De manière générale dans les autres pays, la politisation des affectations des ambassadeurs est peu fréquente. En Allemagne, la part des affectations qui peuvent être jugées politisées est très limitée. En effet la nomination d’anciens ministres comme ambassadeurs est déjà intervenue dans l’histoire de l’Auswaertigesamt, mais représente un fait très rare.
En Espagne également, la quasi-totalité des postes de diplomates et d’ambassadeurs est confiée à des diplomates de carrière de sorte que la part des nominations à caractère politique est considérée comme très résiduelle, de l’ordre de 2 à 5 %. Actuellement, deux ambassadeurs espagnols, sur un total de 117 ambassades et 11 représentations permanentes, sont d’anciens politiques.
En Italie, la Farnesina résiste à la forte pression pour ouvrir des postes diplomatiques à des personnalités extérieures, considérant que l’instabilité politique chronique constitue un repoussoir pour ce type d’ouvertures.
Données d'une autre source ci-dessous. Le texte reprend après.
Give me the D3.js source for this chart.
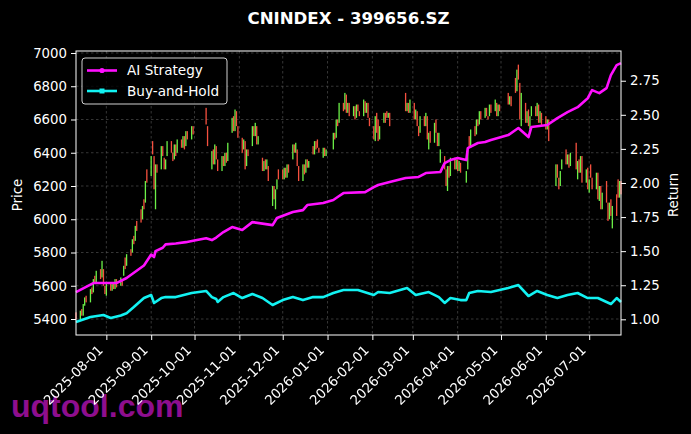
<!DOCTYPE html>
<html>
<head>
<meta charset="utf-8">
<script src="https://cdn.jsdelivr.net/npm/d3@7"></script>
<style>
  html, body { margin: 0; padding: 0; background: #000; }
  svg { display: block; font-family: "DejaVu Sans", sans-serif; }
</style>
</head>
<body>
<div id="chart"></div>
<script>
// trading calendar
var firstDay = "2025-07-11", lastDay = "2026-07-23";
var closedDays = ["2025-10-01","2025-10-02","2025-10-03","2025-10-06","2025-10-07","2025-10-08",
  "2026-01-01","2026-01-02","2026-02-16","2026-02-17","2026-02-18","2026-02-19","2026-02-20","2026-02-23",
  "2026-04-06","2026-05-01","2026-05-04","2026-05-05","2026-06-04","2026-06-05","2026-06-19"];

// daily open / close, one line per month
var opens = [
  5440,5400,5460,5420,5480,5540,5500,5590,5560,5660,5620,5700,5650,5700,5600,
  5540,5620,5570,5620,5580,5640,5600,5640,5660,5770,5720,5820,5800,5900,5870,5990,6060,6000,6120,6100,6300,
  6260,6470,6380,6060,6330,6300,6440,6370,6300,6380,6470,6400,6360,6450,6400,6480,6430,6500,6440,6530,6480,6560,
  6670,6560,6300,6420,6330,6440,6360,6290,6380,6320,6400,6350,6520,6620,6530,6650,6560,
  6490,6420,6470,6320,6420,6440,6560,6500,6560,6450,6370,6290,6360,6300,6320,6080,6200,6060,6180,6300,
  6300,6240,6310,6250,6330,6360,6450,6400,6420,6320,6230,6330,6280,6360,6310,6440,6390,6470,6480,6430,6370,6430,6380,
  6420,6520,6490,6600,6580,6700,6660,6750,6640,6700,6620,6680,6610,6690,6650,6620,6710,6640,6700,6610,
  6560,6470,6640,6600,6480,6580,6640,6650,6610,6640,6760,6650,6700,6640,
  6700,6600,6650,6560,6520,6620,6560,6620,6420,6530,6460,6600,6520,6440,6340,6380,6300,6170,6320,6260,6370,6300,
  6360,6290,6340,6220,6300,6500,6430,6560,6510,6600,6570,6650,6610,6670,6620,6620,6690,6650,6700,6620,6690,
  6760,6690,6740,6850,6770,6930,6820,6560,6700,6580,6660,6540,6620,6680,6620,6690,6580,6640,
  6620,6540,6600,6200,6330,6250,6200,6300,6420,6330,6390,6320,6460,6240,6360,6280,6380,6220,6310,
  6160,6330,6250,6180,6280,6110,6200,6060,6230,6100,6000,6120,5945,6150,6240,6130,6230
];
var closes = [
  5400,5450,5420,5490,5530,5500,5580,5550,5640,5620,5690,5640,5750,5600,5550,
  5620,5570,5610,5580,5640,5590,5650,5600,5720,5700,5790,5780,5880,5850,5960,5930,5980,6080,6060,6230,6220,
  6380,6390,6180,6330,6280,6440,6380,6300,6360,6470,6400,6350,6450,6380,6480,6430,6500,6420,6530,6480,6560,6510,
  6570,6440,6410,6330,6450,6360,6290,6380,6320,6400,6340,6460,6610,6530,6660,6560,6490,
  6400,6480,6300,6420,6380,6560,6500,6580,6450,6500,6290,6350,6300,6360,6230,6200,6120,6180,6240,6240,
  6240,6310,6250,6330,6280,6450,6400,6460,6320,6230,6330,6270,6360,6310,6350,6390,6470,6420,6430,6400,6430,6380,6420,
  6520,6480,6600,6560,6700,6650,6760,6640,6700,6620,6680,6600,6690,6650,6620,6720,6640,6700,6610,6560,
  6480,6620,6520,6470,6560,6640,6580,6610,6640,6560,6650,6700,6640,6720,
  6600,6660,6560,6500,6620,6560,6640,6480,6520,6460,6580,6520,6440,6520,6420,6300,6200,6320,6250,6370,6300,6360,
  6290,6350,6280,6290,6420,6430,6540,6500,6600,6560,6650,6600,6670,6620,6600,6690,6640,6720,6620,6690,6650,
  6690,6740,6680,6760,6900,6840,6600,6760,6580,6650,6560,6620,6680,6620,6700,6580,6650,6560,
  6540,6600,6470,6330,6250,6180,6290,6360,6330,6390,6310,6400,6300,6350,6280,6380,6220,6300,6180,
  6240,6250,6180,6280,6120,6200,6060,6160,6100,5990,6100,6020,6080,6020,6130,6230,6150
];

var aiStrategy = [
  ["2025-07-11",1.200],["2025-07-23",1.266],["2025-08-08",1.266],["2025-08-15",1.303],["2025-08-27",1.395],
  ["2025-09-01",1.475],["2025-09-03",1.457],["2025-09-04",1.500],["2025-09-09",1.525],["2025-09-11",1.550],
  ["2025-09-18",1.556],["2025-09-25",1.566],["2025-09-30",1.577],["2025-10-09",1.595],["2025-10-13",1.581],
  ["2025-10-16",1.600],["2025-10-21",1.640],["2025-10-27",1.677],["2025-11-03",1.655],["2025-11-10",1.713],
  ["2025-11-24",1.691],["2025-11-27",1.743],["2025-12-08",1.787],["2025-12-15",1.801],["2025-12-18",1.838],
  ["2025-12-29",1.853],["2026-01-05",1.875],["2026-01-08",1.897],["2026-01-12",1.926],["2026-01-27",1.933],
  ["2026-02-02",1.970],["2026-02-05",1.985],["2026-02-13",2.007],["2026-02-24",2.036],["2026-03-05",2.044],
  ["2026-03-10",2.073],["2026-03-20",2.080],["2026-03-23",2.146],["2026-03-27",2.168],["2026-04-01",2.183],
  ["2026-04-07",2.168],["2026-04-08",2.256],["2026-04-15",2.293],["2026-04-20",2.300],["2026-04-24",2.315],
  ["2026-05-06",2.351],["2026-05-13",2.403],["2026-05-20",2.337],["2026-05-22",2.410],["2026-06-02",2.425],
  ["2026-06-09",2.476],["2026-06-16",2.520],["2026-06-23",2.556],["2026-06-30",2.622],["2026-07-03",2.681],
  ["2026-07-08",2.659],["2026-07-13",2.696],["2026-07-16",2.791],["2026-07-20",2.864],["2026-07-23",2.879]
];
var buyHold = [
  ["2025-07-11",0.980],["2025-07-21",1.017],["2025-07-30",1.032],["2025-08-04",1.010],["2025-08-11",1.028],
  ["2025-08-15",1.045],["2025-08-20",1.090],["2025-08-27",1.156],["2025-09-01",1.178],["2025-09-03",1.120],
  ["2025-09-08",1.156],["2025-09-11",1.163],["2025-09-18",1.163],["2025-09-29",1.193],["2025-10-09",1.208],
  ["2025-10-13",1.163],["2025-10-16",1.149],["2025-10-17",1.127],["2025-10-21",1.163],["2025-10-28",1.193],
  ["2025-11-03",1.156],["2025-11-10",1.186],["2025-11-17",1.156],["2025-11-24",1.105],["2025-12-01",1.141],
  ["2025-12-08",1.163],["2025-12-15",1.141],["2025-12-22",1.163],["2025-12-29",1.163],["2026-01-05",1.193],
  ["2026-01-12",1.215],["2026-01-22",1.215],["2026-02-02",1.178],["2026-02-05",1.200],["2026-02-13",1.193],
  ["2026-02-25",1.229],["2026-03-03",1.178],["2026-03-12",1.200],["2026-03-19",1.163],["2026-03-23",1.120],
  ["2026-03-27",1.156],["2026-04-03",1.141],["2026-04-07",1.141],["2026-04-09",1.193],["2026-04-15",1.208],
  ["2026-04-24",1.200],["2026-05-06",1.229],["2026-05-13",1.251],["2026-05-20",1.171],["2026-05-26",1.208],
  ["2026-06-02",1.178],["2026-06-09",1.156],["2026-06-16",1.178],["2026-06-23",1.193],["2026-06-30",1.156],
  ["2026-07-07",1.156],["2026-07-13",1.127],["2026-07-16",1.112],["2026-07-20",1.156],["2026-07-23",1.127]
];

var priceTicks = [5400, 5600, 5800, 6000, 6200, 6400, 6600, 6800, 7000];
var returnTicks = [1.00, 1.25, 1.50, 1.75, 2.00, 2.25, 2.50, 2.75];
var chartTitle = "CNINDEX - 399656.SZ";

(function() {
  var width = 691, height = 434;
  var pl = 76, pr = 621, pt = 51, pb = 335;

  var parse = d3.utcParse("%Y-%m-%d");
  var fmt = d3.utcFormat("%Y-%m-%d");
  var offDays = new Set(closedDays);
  var days = d3.utcDay.range(parse(firstDay), d3.utcDay.offset(parse(lastDay), 1))
    .filter(function(d) { return d.getUTCDay() % 6 !== 0 && !offDays.has(fmt(d)); });
  var candles = days.slice(0, closes.length).map(function(d, i) {
    return { date: d, open: opens[i], close: closes[i] };
  });

  var x = d3.scaleUtc().domain([parse(firstDay), parse(lastDay)]).range([pl, pr]);
  var yP = d3.scaleLinear().domain([5303.8, 7012]).range([pb, pt]);
  var yR = d3.scaleLinear().domain([0.885, 2.968]).range([pb, pt]);

  var svg = d3.select("#chart").append("svg")
    .attr("width", width).attr("height", height)
    .style("background", "#000");

  // watermark sits under the tick labels
  svg.append("text")
    .attr("x", 11).attr("y", 417)
    .style("font-family", "'Liberation Sans', Arial, sans-serif")
    .style("font-weight", "bold").style("font-size", "32px")
    .attr("fill", "#8e0e8e")
    .text("uqtool.com");

  var monthTicks = d3.utcMonth.range(parse("2025-08-01"), parse("2026-07-02"));

  // grid
  var grid = svg.append("g").attr("stroke", "#5a5a5a").attr("stroke-width", 0.6).attr("stroke-dasharray", "2.5,2.5");
  grid.selectAll(".gx").data(monthTicks).enter().append("line")
    .attr("x1", d => x(d)).attr("x2", d => x(d)).attr("y1", pt).attr("y2", pb);
  grid.selectAll(".gy").data(priceTicks).enter().append("line")
    .attr("x1", pl).attr("x2", pr).attr("y1", d => yP(d)).attr("y2", d => yP(d));

  // candles
  var cw = 1.3;
  svg.append("g").selectAll("rect").data(candles).enter().append("rect")
    .attr("x", d => x(d.date) - cw / 2)
    .attr("width", cw)
    .attr("y", d => yP(Math.max(d.open, d.close)))
    .attr("height", d => Math.max(1, Math.abs(yP(d.open) - yP(d.close))))
    .attr("fill", d => d.close >= d.open ? "#6cf048" : "#f5503f");

  // strategy lines
  var line = d3.line().x(d => x(parse(d[0]))).y(d => yR(d[1]));
  svg.append("path").datum(buyHold).attr("d", line)
    .attr("fill", "none").attr("stroke", "#12f2f2").attr("stroke-width", 2.6).attr("stroke-linejoin", "round");
  svg.append("path").datum(aiStrategy).attr("d", line)
    .attr("fill", "none").attr("stroke", "#ff10ff").attr("stroke-width", 2.6).attr("stroke-linejoin", "round");

  // frame
  svg.append("rect").attr("x", pl).attr("y", pt).attr("width", pr - pl).attr("height", pb - pt)
    .attr("fill", "none").attr("stroke", "#fff").attr("stroke-width", 1);

  // axes
  var axL = svg.append("g").attr("transform", "translate(" + pl + ",0)")
    .call(d3.axisLeft(yP).tickValues(priceTicks).tickSize(5).tickPadding(4).tickFormat(d3.format("d")));
  var axR = svg.append("g").attr("transform", "translate(" + pr + ",0)")
    .call(d3.axisRight(yR).tickValues(returnTicks).tickSize(5).tickPadding(4).tickFormat(d3.format(".2f")));
  var axB = svg.append("g").attr("transform", "translate(0," + pb + ")")
    .style("filter", "grayscale(1)")
    .call(d3.axisBottom(x).tickValues(monthTicks).tickSize(5).tickFormat(fmt));
  [axL, axR, axB].forEach(function(a) {
    a.select(".domain").remove();
    a.selectAll(".tick line").attr("stroke", "#fff");
    a.selectAll(".tick text").attr("fill", "#fff").style("font-size", "13.3px").style("font-family", "'DejaVu Sans', sans-serif");
  });
  axB.selectAll(".tick text")
    .attr("text-anchor", "end")
    .attr("dy", null).attr("y", null)
    .attr("transform", "translate(-3,16) rotate(-45)");

  // axis titles
  svg.append("text").attr("transform", "translate(22,195) rotate(-90)")
    .attr("text-anchor", "middle").attr("fill", "#fff").style("font-size", "13.3px").text("Price");
  svg.append("text").attr("transform", "translate(678,195) rotate(-90)")
    .attr("text-anchor", "middle").attr("fill", "#fff").style("font-size", "13.3px").text("Return");

  svg.append("text").attr("x", (pl + pr) / 2).attr("y", 24)
    .attr("text-anchor", "middle").attr("fill", "#fff")
    .style("font-size", "16.6px").style("font-weight", "bold").text(chartTitle);

  // legend
  var lg = svg.append("g");
  lg.append("rect").attr("x", 82).attr("y", 58).attr("width", 145).attr("height", 46).attr("rx", 3)
    .attr("fill", "#000").attr("fill-opacity", 0.8).attr("stroke", "#d0d0d0").attr("stroke-width", 1);
  var items = [
    { label: "AI Strategy", color: "#ff10ff", shape: "circle", y: 70.5 },
    { label: "Buy-and-Hold", color: "#12f2f2", shape: "square", y: 91 }
  ];
  items.forEach(function(it) {
    lg.append("line").attr("x1", 87).attr("x2", 117).attr("y1", it.y).attr("y2", it.y)
      .attr("stroke", it.color).attr("stroke-width", 2.6);
    if (it.shape === "circle") {
      lg.append("circle").attr("cx", 102).attr("cy", it.y).attr("r", 2.6).attr("fill", it.color);
    } else {
      lg.append("rect").attr("x", 99.5).attr("y", it.y - 2.5).attr("width", 5).attr("height", 5).attr("fill", it.color);
    }
    lg.append("text").attr("x", 127).attr("y", it.y).attr("dy", "0.36em")
      .attr("fill", "#fff").style("font-size", "13.6px").text(it.label);
  });
})();
</script>
</body>
</html>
Le gouvernement italien a en théorie les moyens de nommer des personnalités extérieures, mais de telles occurrences sont cependant rares dans les faits.
Au Royaume-Uni, les postes d’ambassadeur et de consul ne sont attribués qu’à des civils servants, à de très rares exceptions. Au Canada, les nominations politiques discrétionnaires représentaient 10 % des nominations en 2021, un chiffre stable au cours de la dernière décennie.
À l’aune des modèles d’organisation de la fonction diplomatique qui ont été présentés, force est de constater que le questionnement mené par la France sur son modèle diplomatique est loin d’être isolé, puisque l’on observe un processus généralisé de réflexion sur la fonction diplomatique au sein de nombreux pays telle que présentée dans le rapport.